The station entered operation on December 17, 2000 as part of the original Transmilenio system, only to be closed a year later for construction of the Eje Ambiental, which was opened in 2002.

After the opening of the Jiménez-Calle 13 trunk, the station was converted from a simple station into an interchange between the aforementioned trunk and Avenida Caracas with five platforms. The station serves an average of 500,000 passengers per day.

The station has three entrances: one on Avenida Caracas with Calle 11, another on Avenida Jiménez with Carrera 12, and one on the south-east intersection of Avenida Caracas with Avenida Jiménez, which has access to the underground foot tunnel.

It serves the La Capuchina, Santa Inés, and San Victorino neighborhoods.

This station has a "Punto de Encuentro" or point of gathering, which has bathrooms, coffeeshop, parking for bicycles and a tourist attention booth.

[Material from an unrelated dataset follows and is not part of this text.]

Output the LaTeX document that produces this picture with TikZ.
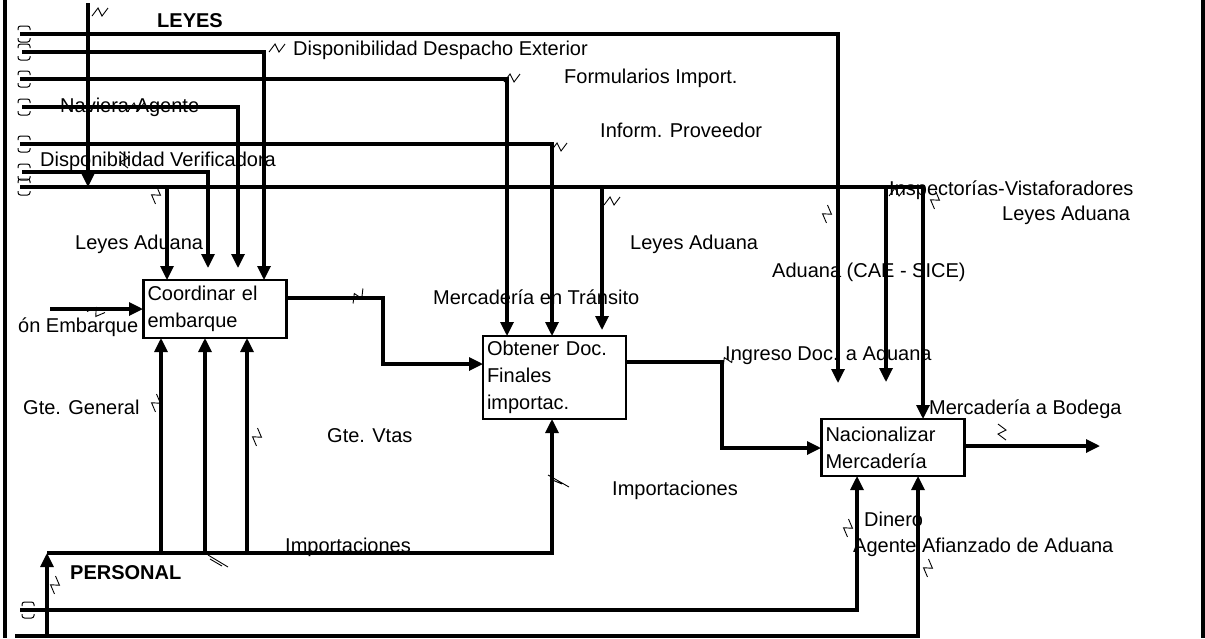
\documentclass[tikz,border=0pt]{standalone}
\usepackage{fontspec}
\setmainfont{Liberation Sans}
\usetikzlibrary{arrows.meta}
\begin{document}
\begin{tikzpicture}[x=1pt,y=-1pt,
 flow/.style={line width=3.2pt, -{Triangle[length=14pt,width=13pt]}},
 wire/.style={line width=3.2pt},
 frame/.style={line width=3.2pt},
 box/.style={draw, line width=2.6pt, inner sep=4pt, text width=135pt, align=left, font=\fontsize{20}{27}\selectfont},
 lab/.style={inner sep=0pt, anchor=base west, font=\fontsize{20}{24}\selectfont},
 blab/.style={inner sep=0pt, anchor=base west, font=\fontsize{20}{24}\selectfont\bfseries},
 squig/.pic={\draw[line width=0.9pt] (-8,4) -- (-2,-4) -- (2,4) -- (8,-4);},
 tun/.pic={\draw[line width=1pt, rounded corners=2.5pt] (-6,-4) -- (-6,-8) -- (6,-8) -- (6,-4);
           \draw[line width=1pt, rounded corners=2.5pt] (-6,4) -- (-6,8) -- (6,8) -- (6,4);}
]
\useasboundingbox (0,0) rectangle (1205,638);

% frame
\coordinate (fl0) at (5,0);   \coordinate (fl1) at (5,638);
\coordinate (fr0) at (1203,0); \coordinate (fr1) at (1203,638);
\draw[frame] (fl0) -- (fl1);
\draw[frame] (fr0) -- (fr1);

% activity boxes
\node[box, minimum height=58pt] (coord) at (215,309) {Coordinar el\\embarque};
\node[box, minimum height=83pt] (obt) at (554.5,377.5) {Obtener Doc.\\Finales\\importac.};
\node[box, minimum height=57pt] (nac) at (893,447.5) {Nacionalizar\\Mercader\'ia};

% coordinates
\coordinate (ly0) at (88,3);   \coordinate (ly1) at (88,187);
\coordinate (a0) at (20,34);   \coordinate (a1) at (838,383);
\coordinate (b0) at (22,52);   \coordinate (b1) at (264,280);
\coordinate (c0) at (20,79);   \coordinate (c1) at (507,336);
\coordinate (d0) at (22,107);  \coordinate (d1) at (238,268);
\coordinate (e0) at (20,144);  \coordinate (e1) at (552,336);
\coordinate (f0) at (22,172);  \coordinate (f1) at (208,268);
\coordinate (g0) at (20,187);  \coordinate (g1) at (923,419);
\coordinate (g2) at (167,187); \coordinate (g3) at (167,280);
\coordinate (g4) at (602,187); \coordinate (g5) at (602,330);
\coordinate (g6) at (886,187); \coordinate (g7) at (886,382);
\coordinate (in0) at (50,309);  \coordinate (in1) at (143,309);
\coordinate (o1a) at (287,298); \coordinate (o1b) at (383,298); \coordinate (o1c) at (483,364);
\coordinate (o2a) at (626,362); \coordinate (o2b) at (722,362); \coordinate (o2c) at (821,448);
\coordinate (o3a) at (965,446); \coordinate (o3b) at (1100,446);
\coordinate (p0) at (47,638);  \coordinate (p1) at (47,553);
\coordinate (p2) at (552,419);
\coordinate (p3) at (161,553); \coordinate (p4) at (161,338);
\coordinate (p5) at (205,553); \coordinate (p6) at (205,338);
\coordinate (p7) at (247,553); \coordinate (p8) at (247,338);
\coordinate (h0) at (20,610);  \coordinate (h1) at (857,476);
\coordinate (i0) at (15,636);  \coordinate (i1) at (918,476);

% controls
\draw[flow] (ly0) -- (ly1);
\draw[flow] (a0) -| (a1);
\draw[flow] (b0) -| (b1);
\draw[flow] (c0) -| (c1);
\draw[flow] (d0) -| (d1);
\draw[flow] (e0) -| (e1);
\draw[flow] (f0) -| (f1);
\draw[flow] (g0) -| (g1);
\draw[flow] (g2) -- (g3);
\draw[flow] (g4) -- (g5);
\draw[flow] (g6) -- (g7);

% inputs / outputs
\draw[flow] (in0) -- (in1);
\draw[flow] (o1a) -- (o1b) |- (o1c);
\draw[flow] (o2a) -- (o2b) |- (o2c);
\draw[flow] (o3a) -- (o3b);

% mechanisms
\draw[flow] (p0) -- (p1);
\draw[flow] (p1) -| (p2);
\draw[flow] (p3) -- (p4);
\draw[flow] (p5) -- (p6);
\draw[flow] (p7) -- (p8);
\draw[flow] (h0) -| (h1);
\draw[flow] (i0) -| (i1);

% tunnels at line starts
\foreach \yy in {34,52,79,107,144,172,187} { \pic at (24,\yy) {tun}; }
\pic at (28,610) {tun};

% squiggles
\pic at (100,12) {squig};
\pic at (277,48) {squig};
\pic at (136,107) {squig};
\pic[rotate=90] at (124,160) {squig};
\pic[rotate=60] at (156,195) {squig};
\pic[rotate=-30] at (96,312) {squig};
\pic at (512,78) {squig};
\pic at (559,147) {squig};
\pic at (612,201) {squig};
\pic[rotate=30] at (358,296) {squig};
\pic[rotate=60] at (827,214) {squig};
\pic at (897,192) {squig};
\pic[rotate=60] at (935,200) {squig};
\pic[rotate=30] at (728,360) {squig};
\pic[rotate=-90] at (1002,432) {squig};
\pic[rotate=60] at (156,403) {squig};
\pic[rotate=60] at (257,437) {squig};
\draw[line width=0.9pt] (208,555) -- (228,567) (210,559) -- (222,566);
\pic[rotate=60] at (55,585) {squig};
\draw[line width=0.9pt] (548,475) -- (569,487) (550,479) -- (562,484);
\pic[rotate=60] at (848,528) {squig};
\pic[rotate=60] at (928,568) {squig};

% labels
\node[blab] (tLeyes) at (157,27) {LEYES};
\node[lab] (tDDE) at (293,55) {Disponibilidad Despacho Exterior};
\node[lab] (tForm) at (564,83) {Formularios Import.};
\node[lab] (tNav) at (60,112) {Naviera-Agente};
\node[lab] (tInf) at (600,137) {Inform. Proveedor};
\node[lab] (tDV) at (40,166) {Disponibilidad Verificadora};
\node[lab] (tLA1) at (75,249) {Leyes Aduana};
\node[lab] (tLA2) at (630,249) {Leyes Aduana};
\node[lab] (tIV) at (889,195) {Inspector\'ias-Vistaforadores};
\node[lab] (tLA3) at (1002,220) {Leyes Aduana};
\node[lab] (tCAE) at (772,277) {Aduana (CAE - SICE)};
\node[lab] (tMT) at (433,304) {Mercader\'ia en Tr\'ansito};
\node[lab] (tEmb) at (18,332) {\'on Embarque};
\node[lab] (tIDA) at (725,360) {Ingreso Doc. a Aduana};
\node[lab] (tMB) at (929,414) {Mercader\'ia a Bodega};
\node[lab] (tGG) at (23,414) {Gte. General};
\node[lab] (tGV) at (327,442) {Gte. Vtas};
\node[lab] (tImp1) at (612,495) {Importaciones};
\node[lab] (tDin) at (864,526) {Dinero};
\node[lab] (tAAA) at (853,552) {Agente Afianzado de Aduana};
\node[lab] (tImp2) at (285,552) {Importaciones};
\node[blab] (tPers) at (70,579) {PERSONAL};
\end{tikzpicture}
\end{document}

After the inauguration of the trunk Jiménez-Calle 13, what was a simple station became an interchange between the Jiménez-Calle 13 and that of Caracas Avenue with 5 wagons in service. As such the station has a full attendance of 500,000 daily users on average.

Together with the Ricaurte and Universidades-Las Aguas stations, it is one of three transfer stations of TransMilenio.

On August 29, during the national agrarian strike in Colombia, attacks against this station of the system were recorded on the wagons corresponding to Avenida Jiménez with Carrera 12, Leaving multiple damages and material losses. However, the next day the station was running normally with new infrastructure.

On May 1, 2015, during the marches of International Workers' Day, a new attack against this station was registered, in the same wagons of Carrera 12 with the avenue Jiménez, where 16 people were injured and a loss of 5 million pesos caused.

==Station services==

=== Old trunk services/Caracas===

Services rendered until April 29, 2006
| Kind | Routes | Frequency |
|---|---|---|
| Current | 2 Portal Norte 3 Portal Norte | Every 3 minutes on average |
| Express | Expreso 20 Expreso 30 Expreso 50 | Every 2 minutes on average |
| Express Dominical | Expreso Dominical 15 Expreso Dominical 25 | Every 3 or 4 minutes on average |

=== Old trunk services/Américas===

Services rendered until April 29, 2006
| Kind | Routes | Frequency |
|---|---|---|
| Current |  | Every 3 minutes on average |
| Express | Expreso 10 Expreso 120 Expreso 170 | Every 2 minutes on average |
| Super Express | Expreso 400 | Every 2 minutes on average |
| Express Dominical | Expreso Dominical 35 Expreso Dominical 45 | Every 3 or 4 minutes on average |

===Main line service/Caracas===

Service as of April 29, 2006
| Type | Northern Routes | Southern Routes | Western Routes |
|---|---|---|---|
| Local | 3 / 8 | 3 / 8 |  |
| Express Monday through Saturday All day | D20 / B73 | H20 / H74 / L10 | K10 |
| Express Monday through Saturday Morning rush | D51 |  |  |
| Express Monday through Friday Mixed service, rush and non-rush | B27 / C17 | H27 / H17 |  |
| Express Saturday All Day | C17 | H17 |  |
| Express Sundays and holidays | B92 / B93 | H92 / H93 / L97 | K97 |

===Main line service/Américas===

Service as of April 29, 2006
| Type | Northern Routes | Eastern Routes | Western Routes |
|---|---|---|---|
| Local |  | 5 | 5 |
| Express Monday through Saturday All day |  | J23 | F23 |
| Express Monday through Saturday Morning rush |  | J70 |  |
| Express Sundays and holidays | C91 | M99 | F91 / F99 |

===Feeder routes===
This station does not have connections to feeder routes.

===Inter-city service===
This station does not have inter-city service.